Concatenation: we string two FSAs next to each other by connecting all the final
states of FSA1 to the initial state of FSA2 by an ε-transition.
Closure: We create a new final and initial state, connect the original final states of
the FSA back to the initial states by ε-transitions, and then put direct links between
the new initial and final states by ε-transitions.

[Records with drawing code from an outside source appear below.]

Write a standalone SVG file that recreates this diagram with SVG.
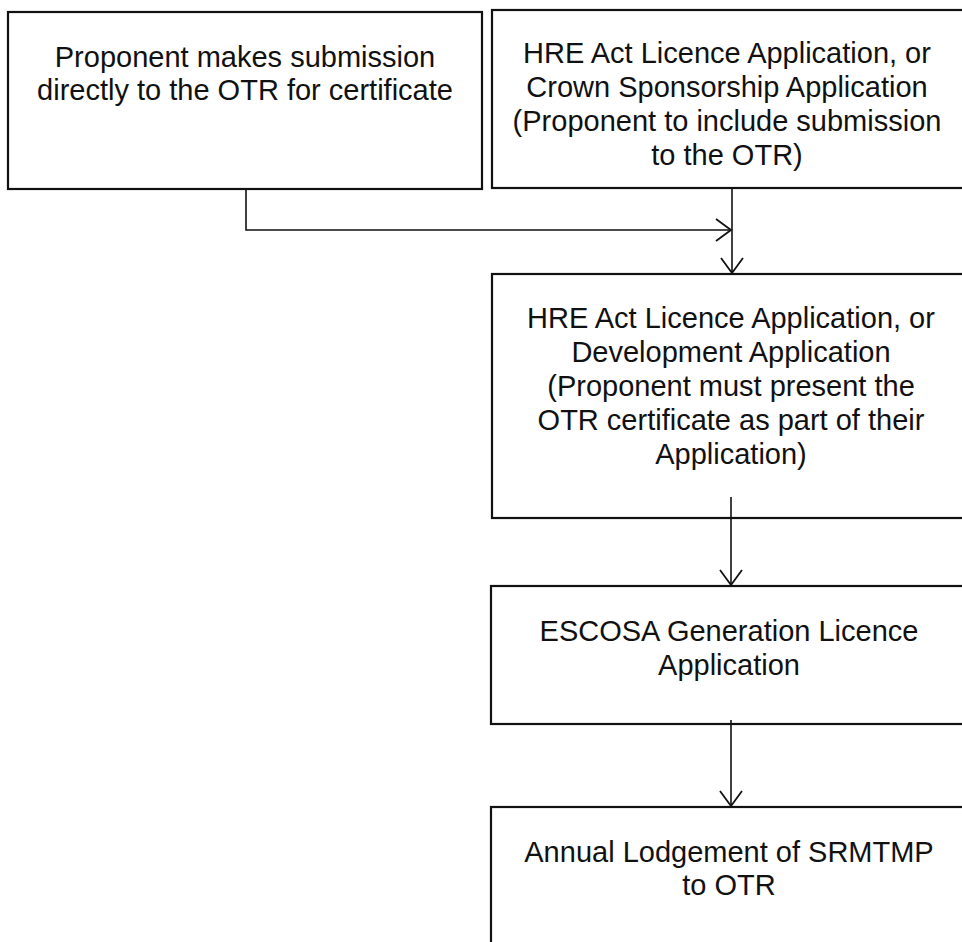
<svg xmlns="http://www.w3.org/2000/svg" width="962" height="942" viewBox="0 0 962 942">
<style>
.box{fill:#fff;stroke:#111;stroke-width:2.2}
.t{font-family:"Liberation Sans",Arial,sans-serif;font-size:29px;fill:#111;text-anchor:middle}
.c{fill:none;stroke:#111;stroke-width:1.6}
</style>
<defs>
<marker id="arr" markerUnits="userSpaceOnUse" markerWidth="30" markerHeight="30" refX="16" refY="12" orient="auto">
<path d="M1,1 L16,12 L1,23" fill="none" stroke="#111" stroke-width="1.8"/>
</marker>
</defs>
<rect width="962" height="942" fill="#fff"/>
<g id="n1">
<rect class="box" x="8" y="12" width="474" height="177"/>
<text class="t" x="245" y="67">Proponent makes submission</text>
<text class="t" x="245" y="100">directly to the OTR for certificate</text>
</g>
<g id="n2">
<rect class="box" x="492" y="10" width="485" height="178"/>
<text class="t" x="727" y="63">HRE Act Licence Application, or</text>
<text class="t" x="727" y="97">Crown Sponsorship Application</text>
<text class="t" x="727" y="131">(Proponent to include submission</text>
<text class="t" x="727" y="165">to the OTR)</text>
</g>
<g id="n3">
<rect class="box" x="492" y="274" width="485" height="244"/>
<text class="t" x="731" y="328">HRE Act Licence Application, or</text>
<text class="t" x="731" y="362">Development Application</text>
<text class="t" x="731" y="396">(Proponent must present the</text>
<text class="t" x="731" y="430">OTR certificate as part of their</text>
<text class="t" x="731" y="464">Application)</text>
</g>
<g id="n4">
<rect class="box" x="491" y="586" width="486" height="138"/>
<text class="t" x="729" y="641">ESCOSA Generation Licence</text>
<text class="t" x="729" y="675">Application</text>
</g>
<g id="n5">
<rect class="box" x="491" y="807" width="486" height="150"/>
<text class="t" x="729" y="862">Annual Lodgement of SRMTMP</text>
<text class="t" x="729" y="895">to OTR</text>
</g>
<g id="connectors">
<path class="c" d="M246,189 V230 H731" marker-end="url(#arr)"/>
<path class="c" d="M732,188 V273" marker-end="url(#arr)"/>
<path class="c" d="M731,497 V585" marker-end="url(#arr)"/>
<path class="c" d="M731,720 V806" marker-end="url(#arr)"/>
</g>
</svg>
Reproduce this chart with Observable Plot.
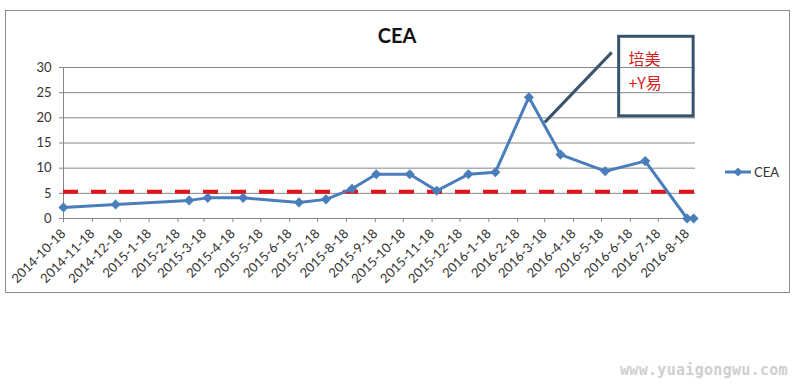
<!DOCTYPE html>
<html><head><meta charset="utf-8">
<script src="https://cdn.jsdelivr.net/npm/d3@7"></script>
<script src="https://cdn.jsdelivr.net/npm/@observablehq/plot@0.6"></script>
<style>
body{margin:0;background:#fff}
#wrap{position:relative;width:801px;height:384px;font-family:Lato,sans-serif;overflow:hidden}
#wrap > svg{position:absolute;left:0;top:0}
.border{position:absolute;left:5px;top:10px;width:783px;height:281px;border:1px solid #8c8c8c;pointer-events:none}
.title{position:absolute;left:0;top:25px;width:794px;text-align:center;font:bold 20px/20px Lato,sans-serif;color:#111}
.legend{position:absolute;left:724px;top:164px;font:13px/16px Lato,sans-serif;color:#333;display:flex;align-items:center}
.legend svg{display:block}
.wm{position:absolute;left:620px;top:362px;font:bold 15px/16px "DejaVu Sans Mono",monospace;color:#cfcfcf;letter-spacing:0.3px}
</style>
</head><body><div id="wrap"><div class="border"></div></div>
<script>
const seriesName = "CEA";
const chartTitle = "CEA";
const obsDates = ["2014-10-18","2014-12-13","2015-3-2","2015-3-22","2015-4-29","2015-6-28","2015-7-27","2015-8-24","2015-9-19","2015-10-25","2015-11-23","2015-12-27","2016-1-25","2016-3-1","2016-4-4","2016-5-22","2016-7-4","2016-8-18","2016-8-25"];
const obsValues = [2.2,2.8,3.6,4.1,4.1,3.2,3.8,5.9,8.8,8.8,5.5,8.8,9.2,24.1,12.7,9.4,11.4,0,0];
const tickLabels = ["2014-10-18","2014-11-18","2014-12-18","2015-1-18","2015-2-18","2015-3-18","2015-4-18","2015-5-18","2015-6-18","2015-7-18","2015-8-18","2015-9-18","2015-10-18","2015-11-18","2015-12-18","2016-1-18","2016-2-18","2016-3-18","2016-4-18","2016-5-18","2016-6-18","2016-7-18","2016-8-18"];
const yTicks = [0,5,10,15,20,25,30];
const xDomain = ["2014-10-18","2016-8-27"];
const refValue = 5.3;
const noteLines = ["培美","+Y易"];
const noteAnchorX = "2016-6-16", noteAnchorY = 33.7;
const noteBoxX = ["2016-6-6","2016-8-25"], noteBoxY = [20.3,36.1];
const calloutX = ["2016-3-18","2016-5-29"], calloutY = [19.1,33.0];
const watermark = "www.yuaigongwu.com";

const parse = s => { const [y,m,d] = s.split("-").map(Number); return new Date(Date.UTC(y, m-1, d)); };
const data = obsDates.map((d,i) => ({date: parse(d), value: obsValues[i]}));
const tickDates = tickLabels.map(parse);
const labelOf = new Map(tickDates.map((d,i) => [+d, tickLabels[i]]));
const blue = "#4a7ebb", grid = "#868686";

const chart = Plot.plot({
  width: 801, height: 384,
  marginLeft: 63, marginRight: 106, marginTop: 67, marginBottom: 166,
  style: {fontFamily: "Lato, sans-serif", fontSize: "13px", color: "#333", background: "transparent", overflow: "visible"},
  x: {type: "utc", domain: xDomain.map(parse)},
  y: {domain: [yTicks[0], yTicks[yTicks.length-1]]},
  marks: [
    Plot.gridY(yTicks, {stroke: grid, strokeOpacity: 1}),
    Plot.ruleY([0], {stroke: grid}),
    Plot.ruleX([parse(xDomain[0])], {stroke: grid}),
    Plot.axisY(yTicks, {tickSize: 4, tickPadding: 8, stroke: grid, fill: "#333", fontSize: 13, label: null}),
    Plot.axisX(tickDates, {tickSize: 4, tickPadding: 9, tickRotate: -45, tickFormat: d => labelOf.get(+d), stroke: grid, fill: "#333", fontSize: 13, label: null}),
    Plot.ruleY([refValue], {stroke: "#e3141c", strokeWidth: 4, strokeDasharray: "15,13"}),
    Plot.line(data, {x: "date", y: "value", stroke: blue, strokeWidth: 3}),
    Plot.dot(data, {x: "date", y: "value", symbol: "diamond2", r: 3.6, fill: blue, stroke: blue}),
    Plot.link([{x1: parse(calloutX[0]), y1: calloutY[0], x2: parse(calloutX[1]), y2: calloutY[1]}], {x1: "x1", y1: "y1", x2: "x2", y2: "y2", stroke: "#3a5470", strokeWidth: 3}),
    Plot.rect([{x1: parse(noteBoxX[0]), x2: parse(noteBoxX[1]), y1: noteBoxY[0], y2: noteBoxY[1]}], {x1: "x1", x2: "x2", y1: "y1", y2: "y2", fill: "none", stroke: "#3a5470", strokeWidth: 3}),
    Plot.text([{x: parse(noteAnchorX), y: noteAnchorY, t: noteLines.join("\n")}], {x: "x", y: "y", text: "t", textAnchor: "start", lineAnchor: "top", lineHeight: 1.45, fontSize: 16, fill: "#d42020", fontFamily: "Noto Sans CJK SC"})
  ]
});
const wrap = document.getElementById("wrap");
wrap.insertBefore(chart, wrap.firstChild);

const t = document.createElement("div"); t.className = "title"; t.textContent = chartTitle; wrap.appendChild(t);
const lg = document.createElement("div"); lg.className = "legend";
lg.innerHTML = `<svg width="28" height="12" style="margin-right:2px"><line x1="1" y1="6" x2="27" y2="6" stroke="${blue}" stroke-width="3"/><path d="M14 1.5 L18.5 6 L14 10.5 L9.5 6Z" fill="${blue}"/></svg><span></span>`;
lg.querySelector("span").textContent = seriesName;
wrap.appendChild(lg);
const w = document.createElement("div"); w.className = "wm"; w.textContent = watermark; wrap.appendChild(w);
</script>
</body></html>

, Union: We add a single new initial state q’0, and add new ε-transitions from it to the
former initial states of the two machines to be joined.


MORFOLOGIE

Chapter 3 - Words and Transducers

3.1 Survey of (Mostly) English Morphology
Morphology is the study of the way words are built up from smaller meaning-bearing units,
morphemes. A morpheme is often defined as the minimal meaning-bearing unit in a
language. It is useful to distinguish two broad classes of morphemes: stems and affixes.
The stem is the “main” morpheme of the word, supplying the main meaning, and the
affixes add “additional” meanings of various kinds. Affixes are further divided into prefixes,
suffixes, infixes, and circumfixes. Prefixes precede the stem, suffixes follow the
stem, circumfixes do both, and infixes are inserted inside the stem. A word can have more
than one affix. Languages that tend to string affixes together, as Turkish does, are called
agglutinative languages.
There are many ways to combine morphemes to create words:

Inflection is the combination of a word stem with a grammatical morpheme, usually
resulting in a word of the same class as the original stem and usually filling some
syntactic function like agreement.
Derivation is the combination of a word stem with a grammatical morpheme, usually
resulting in a word of a different class, often with a meaning hard to predict exactly.
Compounding is the combination of multiple word stems together
Cliticization is the combination of a word stem with a clitic. A clitic is a morpheme
that acts syntactically like a word but is reduced in form and attached to another
word.


3.1.1 Inflectional Morphology
English nouns have only two kinds of inflection: an affix that marks plural and an affix that
marks possessive. English has three kinds of verbs; main verbs (eat, sleep), modal
verbs (can, will), and primary verbs (be, have, do). Of the main and primary verbs (these
have inflectional endings), a large class are regular, that is, all verbs of this class have the
same endings marking the same functions. Regular verbs and forms are significant in the
morphology of English: first, because they cover a majority of the verbs; and second,
because the regular class is productive. A productive class is one that automatically
includes any new words that enter the language. The irregular verbs are those that have
some more or less idiosyncratic forms of inflection. Note that an irregular verb can inflect in
the past form (also called preterite) by changing its vowel (eat/ate), its vowel and some
consonants (catch/caught), or with no change at all (cut/cut).
The -ing participle is used in the progressive construction to mark present or
ongoing activity or when the vern is treated as a noun; this latter kind of nominal use of a
verb is called a gerund. The -ed/-en participle is used in the perfect construction or the
passive construction. A number of regular spelling changes occur at these morpheme
boundaries (beg/begging/begged).

3.1.2 Derivational Morphology
A common end of derivation in English is the formation of new nouns, often from verbs or
adjectives. This process is called nominalization (computerize —> computerization).